In this article in Dissent (sorry, you'll need to subscribe to read the whole thing) Alan Johnson takes supposed Leftist darling Slavov Zizek to task for Stalinist theorizing. What is wrong with people on the Left that Stalin/Mao can still have any appeal? Millions dead? Any revolution that needs to kill millions in order to sustain itself is, by definition, a failure. Revolutions purport to replace an old regime with a new, better one. But if the new, better one is unsustainable, how exactly is it better?
Johnson's got some great lines - for example:
"[French Maoist philosopher, and major influence on Zizek] Badiou's totalitarian political category/fantasy of "The People" has nothing to do with actual people.
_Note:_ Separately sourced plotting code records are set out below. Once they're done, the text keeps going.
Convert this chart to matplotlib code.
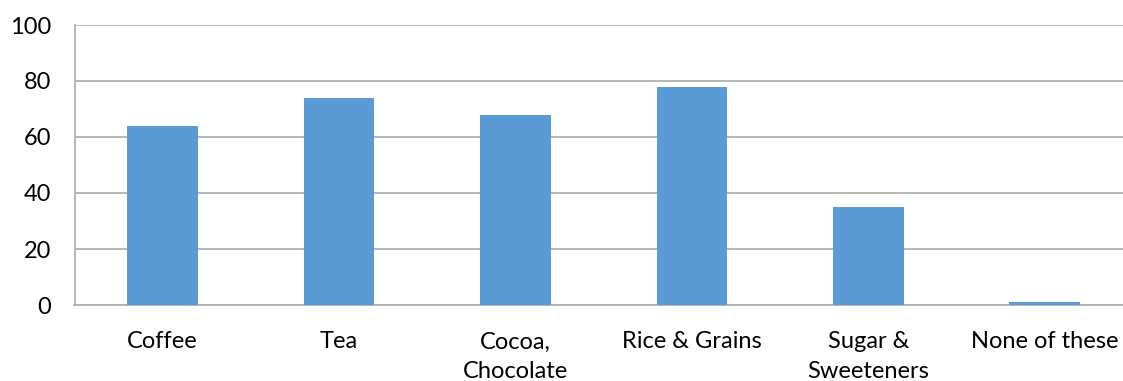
import matplotlib
matplotlib.use("Agg")
import matplotlib.pyplot as plt

categories = ["Coffee", "Tea", "Cocoa,\nChocolate", "Rice & Grains", "Sugar &\nSweeteners", "None of these"]
values = [64, 74, 68, 78, 35, 1]
y_ticks = [0, 20, 40, 60, 80, 100]

bar_color = "#5B9BD5"
grid_color = "#B0B0B0"

plt.rcParams["font.family"] = ["Lato", "DejaVu Sans"]

fig = plt.figure(figsize=(11.23, 3.81), dpi=100)
ax = fig.add_axes([74.5 / 1123, 1 - 305 / 381, (6 * 176.4) / 1123, 280 / 381])

x = list(range(len(categories)))
ax.bar(x, values, width=0.4, color=bar_color, zorder=3)

ax.set_xlim(-0.5, len(categories) - 0.5)
ax.set_ylim(0, 100)
ax.set_yticks(y_ticks)
ax.set_yticklabels([str(v) for v in y_ticks])
ax.set_xticks(x)
ax.set_xticklabels(categories, linespacing=1.5)

ax.yaxis.grid(True, color=grid_color, linewidth=1.3, zorder=0)
ax.set_axisbelow(True)
for side in ("top", "right"):
    ax.spines[side].set_visible(False)
ax.spines["left"].set_color(grid_color)
ax.spines["bottom"].set_color(grid_color)
ax.spines["left"].set_linewidth(1.3)
ax.spines["bottom"].set_linewidth(1.3)

ax.tick_params(axis="both", length=0, labelsize=17, colors="black")
ax.tick_params(axis="x", pad=19)
ax.tick_params(axis="y", pad=17)

fig.savefig("out.png", dpi=100)
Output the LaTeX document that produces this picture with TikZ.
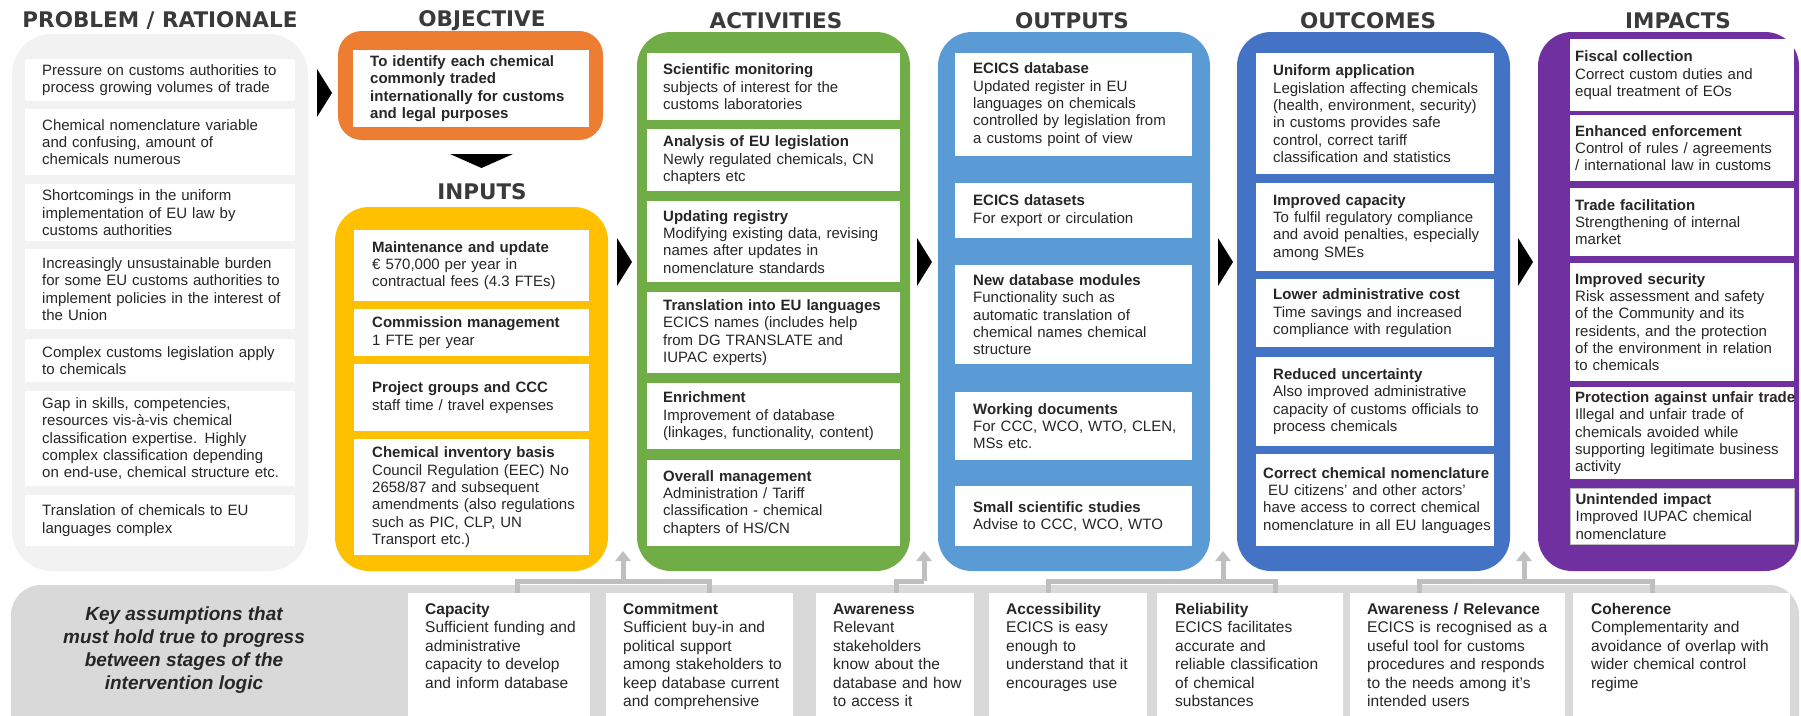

They can be ignored, even abused, in the name of "truth." One imposes the truth against the people in the name of "The People.""
But, he also makes a case for social democracy (Dissent is essentially a social-democratic rag) that leaves me feeling rather empty. In essence, the way Johnson puts it, it seems that social democrats want to extend the benefits of capitalistic democracy (bourgeois-life) to the working/lower classes. But as a friend of mine says, somebody has to make my fries. Within the context of the state, there will always be oppressed (and therefore, oppressors). One is either a beneficiary or a subject (and sometimes, both at once), but we can't all be beneficiaries - states exist to get somebody else to do the dirty work so we can spend our time writing/reading blog posts.
I suspect that Zizek's arguments are rooted in a "smash the state" mentality - Mao had a point when he said that a revolution is not a dinner-party. You can't make a really big omelet without breaking a whole lotta eggs. But, then, you can't bitch about the state and want to replace it with a state that is even more oppressive. Perhaps Zizek's frustrations with social democracy (I'm assuming this is true based on my experience as a/with Maoist(s) in a previous life) lie not so much in the bourgeois life, but rather in the state that creates that life (but one ought to prefer the bourgeois life than the life without living that was under Stalin's state). But if your argument is with the state, then one shouldn't follow Mao or Stalin - one must turn to anarchism.
Running away to start an anarchist collective and drop out of the state makes more and more theoretical sense. On the other hand, it also seems rather selfish - if the Left is supposed to be about caring for our fellow men/women, then shouldn't we be doing something more than just dropping out? But, then, maybe people that buy into what the state offers don't want/need the kind of help we (I) can offer.